Schoenhals moved to Regina in 1983 following her husband's election to the Legislative Assembly of Saskatchewan, and started curling out of the Callie Curling Club in her first season there. The next season, now curling out of the Tartan Club, she and team mates Myrna Graham, Kathy Bryden and Natalie Muir finally qualified for the provincial championships again, after winning the A side of the southern playdowns. It was Schoenhal's third provincial championship appearance. She was less successful at the 1985 Saskatchewan championship than the previous two occasions though, and was eliminated after losing her first two games. Schoenhals would later join the Crystal Brunas rink as her third, winning a provincial Intermediate (for curlers between 35 and 50 years old) title in 1988. Team Brunas qualified for the 1989 provincial championship. At the 1989 Saskatchewan Scott Tournament of Hearts, the team lost in the C Quarter-finals.

Schoenhals won another provincial Intermediate title (this time as a skip) in 1991 with team mates Linda Seaman, Kenda Richards and Gertie Pick.

Schoenhals, now known as Dorenda Bailey, won the Regina Ladies Bonspiel in 1992.

===Seniors===
Schoenhals would later move to Calgary, Alberta where she became active in seniors curling. She played in the 1998 Alberta Senior Women's Championship, finishing with a 3-4 record. The following season, she made it to the Alberta Senior final, losing to Sandy Turner 8-3 in the final. Schoenhals finally won the Alberta Senior Championships in 2000, defeating Mary Lynn Oates in the provincial final. This qualified her rink of Arlene Sali, Sheila Frank and Dianne Woima to represent Alberta at the 2000 Canadian Senior Curling Championships. There, she led her team to a 7-4 record, missing the playoffs.

She did not qualify for the provincial senior championships again until the 2003 event, where she missed the playoffs after losing in a tiebreaker match to Susan Seitz, after finishing the round robin with a 4–3 record. Schoenhals returned to the provincial seniors the following season, but finished with a worse 2–5 record.

In 2005, she won a first place finish at the Alberta 55 Plus Winter Games.

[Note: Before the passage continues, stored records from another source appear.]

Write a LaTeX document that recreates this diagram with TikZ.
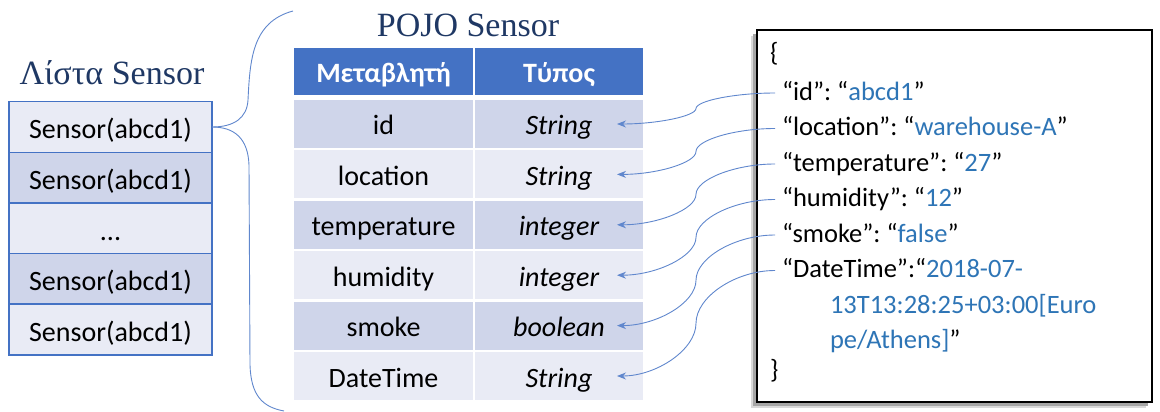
\documentclass[tikz,border=0pt]{standalone}
\usepackage{fontspec}
\setmainfont{Carlito}
\newfontfamily\titlefont{Liberation Serif}
\usetikzlibrary{arrows.meta,calc}
\definecolor{hblue}{HTML}{4472C4}
\definecolor{rowD}{HTML}{CFD5EA}
\definecolor{rowL}{HTML}{E9EBF5}
\definecolor{navy}{HTML}{1F3864}
\definecolor{valblue}{HTML}{2E75B6}
\frenchspacing
\begin{document}
\begin{tikzpicture}[x=1pt,y=-1pt,
 every node/.style={inner sep=0pt,outer sep=0pt},
 basefont/.style={font=\fontsize{28}{34}\selectfont},
 lcell/.style={basefont, draw=hblue, line width=1.6pt, minimum width=203pt, minimum height=50.6pt, text height=24pt, text depth=0pt},
 tcellL/.style={basefont, minimum width=179pt, minimum height=48pt, text height=22pt, text depth=0pt},
 tcellR/.style={font=\fontsize{28}{34}\selectfont\itshape, minimum width=168pt, minimum height=48pt, text height=22pt, text depth=0pt},
 hdr/.style={fill=hblue, text=white, font=\fontsize{28}{34}\selectfont\bfseries, minimum height=47pt, text height=22pt, text depth=0pt},
 jline/.style={anchor=base west, font=\fontsize{26.5}{32}\selectfont\frenchspacing, text height=18pt, text depth=4pt},
 curved/.style={to path={let \p1=(\tikztostart), \p2=(\tikztotarget) in
   .. controls ({0.75*\x1+0.25*\x2},\y1) and ({0.5*\x1+0.5*\x2},{0.75*\y1+0.25*\y2}) .. ({0.5*\x1+0.5*\x2},{0.5*\y1+0.5*\y2})
   .. controls ({0.5*\x1+0.5*\x2},{0.25*\y1+0.75*\y2}) and ({0.25*\x1+0.75*\x2},\y2) .. (\p2) \tikztonodes}},
 conn/.style={draw=hblue!85, line width=0.9pt, -{Stealth[length=9pt,width=7pt]}, curved},
 bracel/.style={draw=hblue!85, line width=0.9pt},
 titletext/.style={font=\titlefont\fontsize{34}{40}\selectfont, text=navy}
]
\useasboundingbox (0,0) rectangle (1160,412);

% ---- list of sensors ----
\node[titletext] (ltitle) at (112,73) {Λίστα Sensor};
\node[lcell, fill=rowL] (l1) at (110.5,127) {Sensor(abcd1)};
\node[lcell, fill=rowD] (l2) at (110.5,177.6) {Sensor(abcd1)};
\node[lcell, fill=rowL] (l3) at (110.5,228.2) {...};
\node[lcell, fill=rowD] (l4) at (110.5,278.8) {Sensor(abcd1)};
\node[lcell, fill=rowL] (l5) at (110.5,329.4) {Sensor(abcd1)};

% ---- brace ----
\draw[bracel] (l1.east) .. controls +(22,0) and (247,118) .. (248,100) .. controls (250,60) and (252,22) .. (293,11);
\draw[bracel] (l1.east) .. controls +(22,0) and (248,138) .. (249,165) -- (250,365) .. controls (251,395) and (262,407) .. (284,411);

% ---- POJO table ----
\node[titletext] (ptitle) at (468,25) {POJO Sensor};
\node[hdr, minimum width=179pt] (h1) at (383.5,71.5) {Μεταβλητή};
\node[hdr, minimum width=168pt] (h2) at (559,71.5) {Τύπος};

\node[tcellL, fill=rowD] (v1) at (383.5,124) {id};
\node[tcellR, fill=rowD] (t1) at (559,124) {String};
\node[tcellL, fill=rowL] (v2) at (383.5,174.4) {location};
\node[tcellR, fill=rowL] (t2) at (559,174.4) {String};
\node[tcellL, fill=rowD] (v3) at (383.5,224.8) {temperature};
\node[tcellR, fill=rowD] (t3) at (559,224.8) {integer};
\node[tcellL, fill=rowL] (v4) at (383.5,275.2) {humidity};
\node[tcellR, fill=rowL] (t4) at (559,275.2) {integer};
\node[tcellL, fill=rowD] (v5) at (383.5,325.6) {smoke};
\node[tcellR, fill=rowD] (t5) at (559,325.6) {boolean};
\node[tcellL, fill=rowL] (v6) at (383.5,376) {DateTime};
\node[tcellR, fill=rowL] (t6) at (559,376) {String};

% ---- JSON box ----
\fill[black!15] (751,36) rectangle (1146,408);
\fill[black!35] (753,34) rectangle (1148,406);
\node[draw=black, line width=2pt, fill=white, minimum width=395pt, minimum height=372pt] (jbox) at (954.5,216) {};

\node[jline] (j0) at (770,62) {\{};
\node[jline] (j1) at (782,100) {“id”: “\textcolor{valblue}{abcd1}”};
\node[jline] (j2) at (782,135.5) {“location”: “\textcolor{valblue}{warehouse-A}”};
\node[jline] (j3) at (782,171) {“temperature”: “\textcolor{valblue}{27}”};
\node[jline] (j4) at (782,206.5) {“humidity”: “\textcolor{valblue}{12}”};
\node[jline] (j5) at (782,242) {“smoke”: “\textcolor{valblue}{false}”};
\node[jline] (j6) at (782,277.5) {“DateTime”:“\textcolor{valblue}{2018-07-}};
\node[jline] (j7) at (830,313) {\textcolor{valblue}{13T13:28:25+03:00[Euro}};
\node[jline] (j8) at (830,348.5) {\textcolor{valblue}{pe/Athens]}”};
\node[jline] (j9) at (770,378) {\}};

% ---- connectors ----
\draw[conn] ([xshift=-7pt]j1.west) to ([xshift=-26pt]t1.east);
\draw[conn] ([xshift=-7pt]j2.west) to ([xshift=-26pt]t2.east);
\draw[conn] ([xshift=-7pt]j3.west) to ([xshift=-26pt]t3.east);
\draw[conn] ([xshift=-7pt]j4.west) to ([xshift=-26pt]t4.east);
\draw[conn] ([xshift=-7pt]j5.west) to ([xshift=-26pt]t5.east);
\draw[conn] ([xshift=-7pt]j6.west) to ([xshift=-26pt]t6.east);
\end{tikzpicture}
\end{document}
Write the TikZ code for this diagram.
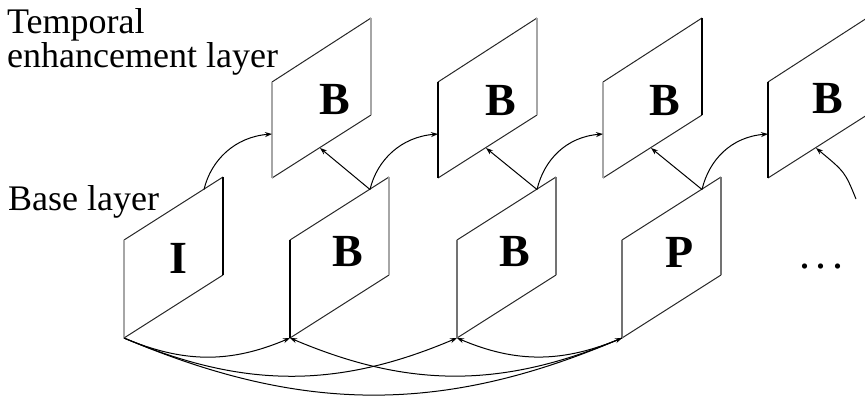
\documentclass[tikz,border=0pt]{standalone}
\usepackage{fontspec}
\setmainfont{Liberation Serif}
\usetikzlibrary{arrows.meta}
\begin{document}
\begin{tikzpicture}[x=1pt,y=1pt,
  slantedge/.style={line width=1pt, black!85},
  vblack/.style={line width=1.1pt, black},
  vgray/.style={line width=2pt, black!35},
  vmid/.style={line width=1.8pt, black!55},
  lbl/.style={font=\bfseries\fontsize{46}{46}\selectfont, inner sep=0pt},
  caption/.style={font=\fontsize{36}{34}\selectfont, inner sep=0pt, align=left},
  conn/.style={line width=1pt, -{Stealth[length=7pt,width=5pt]}}
]
\useasboundingbox (0,0) rectangle (865,-404);

% base layer frames
\foreach \n/\L/\lc/\rc in {bI/124/vgray/vblack, bB/290/vblack/vgray, bC/457/vmid/vmid, bP/622/vmid/vmid}{
  \coordinate (\n-bl) at (\L,-338);
  \coordinate (\n-tl) at (\L,-240);
  \coordinate (\n-tr) at (\L+99,-177);
  \coordinate (\n-br) at (\L+99,-275);
  \coordinate (\n-a) at (\L+80,-189.5);
  \draw[slantedge] (\n-bl) -- (\n-br) (\n-tl) -- (\n-tr);
  \draw[\lc] (\n-bl) -- (\n-tl);
  \draw[\rc] (\n-br) -- (\n-tr);
}

% temporal enhancement layer frames
\foreach \n/\T/\lc/\rc in {t1/272/vgray/vgray, t2/438/vblack/vgray, t3/603/vgray/vblack, t4/768/vblack/vgray}{
  \coordinate (\n-bl) at (\T,-178);
  \coordinate (\n-tl) at (\T,-82);
  \coordinate (\n-tr) at (\T+99,-18);
  \coordinate (\n-br) at (\T+99,-115);
  \coordinate (\n-l) at (\T,-134);
  \coordinate (\n-b) at (\T+48,-148);
  \draw[slantedge] (\n-bl) -- (\n-br) (\n-tl) -- (\n-tr);
  \draw[\lc] (\n-bl) -- (\n-tl);
  \draw[\rc] (\n-br) -- (\n-tr);
}

% frame labels
\node[lbl] (lI) at (178,-258) {I};
\node[lbl] (lB2) at (348,-252) {B};
\node[lbl] (lB3) at (515,-252) {B};
\node[lbl] (lP) at (680,-252) {P};
\node[lbl] (lT1) at (335,-100) {B};
\node[lbl] (lT2) at (501,-101) {B};
\node[lbl] (lT3) at (665,-101) {B};
\node[lbl] (lT4) at (828,-99) {B};
\node[font=\fontsize{44}{44}\selectfont, inner sep=0pt, anchor=base] (dots) at (821,-268) {.\hspace{5.5pt}.\hspace{5.5pt}.};

% captions
\node[caption, anchor=base west] (tcap) at (7,-67) {Temporal\\enhancement layer};
\node[caption, anchor=base west] (bcap) at (8,-210) {Base layer};

% base layer prediction arcs
\draw[conn] (bI-bl) to[bend right=23] (bB-bl);
\draw[conn] (bI-bl) to[bend right=23] (bC-bl);
\draw[conn] (bI-bl) to[bend right=23] (bP-bl);
\draw[conn] (bP-bl) to[bend left=23] (bC-bl);
\draw[conn] (bP-bl) to[bend left=23] (bB-bl);

% base to enhancement links
\draw[conn] (bI-a) .. controls +(7,29.5) and +(-37,-3) .. (t1-l);
\draw[conn] (bB-a) .. controls +(7,29.5) and +(-37,-3) .. (t2-l);
\draw[conn] (bC-a) .. controls +(7,29.5) and +(-37,-3) .. (t3-l);
\draw[conn] (bP-a) .. controls +(7,29.5) and +(-37,-3) .. (t4-l);
\draw[conn] (bB-a) -- (t1-b);
\draw[conn] (bC-a) -- (t2-b);
\draw[conn] (bP-a) -- (t3-b);
\coordinate (ghost) at (856,-199);
\draw[conn] (ghost) .. controls (845,-172) .. (t4-b);
\end{tikzpicture}
\end{document}
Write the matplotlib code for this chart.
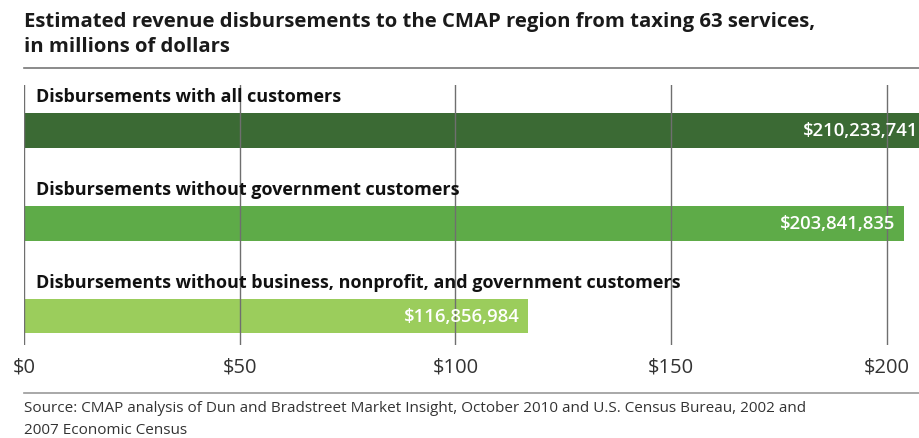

Schoenhals later returned to Regina, and played in one last provincial senior championship there in 2009.

===Mixed===
In mixed curling, Schoenhals won four provincial mixed titles (1975, 1981, 1982, 1983) playing third for a team skipped by Rick Folk. The team won the Canadian Mixed Curling Championship in 1983. She joined the team in 1975, replacing her sister Cheryl following their national championship win in 1974. At the 1975 Canadian Mixed Championship, the team finished tied for third with a 7-4 record. At the 1981 Canadian Mixed, the team made it to the final, where they played Northern Ontario, skipped by Rick Lang. The team lost the game 5-3, with Schoenhals curling 65%. At the 1982 Canadian Mixed, the team made it to the finals again, after posting a 9-2 round robin record, and winning their semifinal game against Prince Edward Island. In the finals however, they lost to British Columbia, skipped by Glen Pierce, 7-5. The team finally won the Canadian Mixed in 1983, after defeating Northern Ontario's Scott Hamilton rink 6-4 in the final.

===Coaching===
In addition to playing, Schoenhals also spent time coaching the Kim Mi-yeon Korean women's team.

==Personal life==
Schoenhals is the daughter of Bernice Stirton (nee Boyle) and Alan Stirton. Schoenhals attended Petrolia School and Central Collegiate in Moose Jaw, Saskatchewan and received a Bachelor of Science in Nursing from the University of Saskatchewan in 1968. After graduating, she became a nursing instructor. In 1969, she married future politician Paul Schoenhals. They had three children. Schoenhals was employed as a nurse. She later married William D. Bailey, who died in 2001. Later in life she moved to Calgary, and then Vancouver c. 2013.

Her 1970 team was inducted into the Saskatchewan Sports Hall of Fame in 1989. Her 1983 mixed team was inducted in 2004.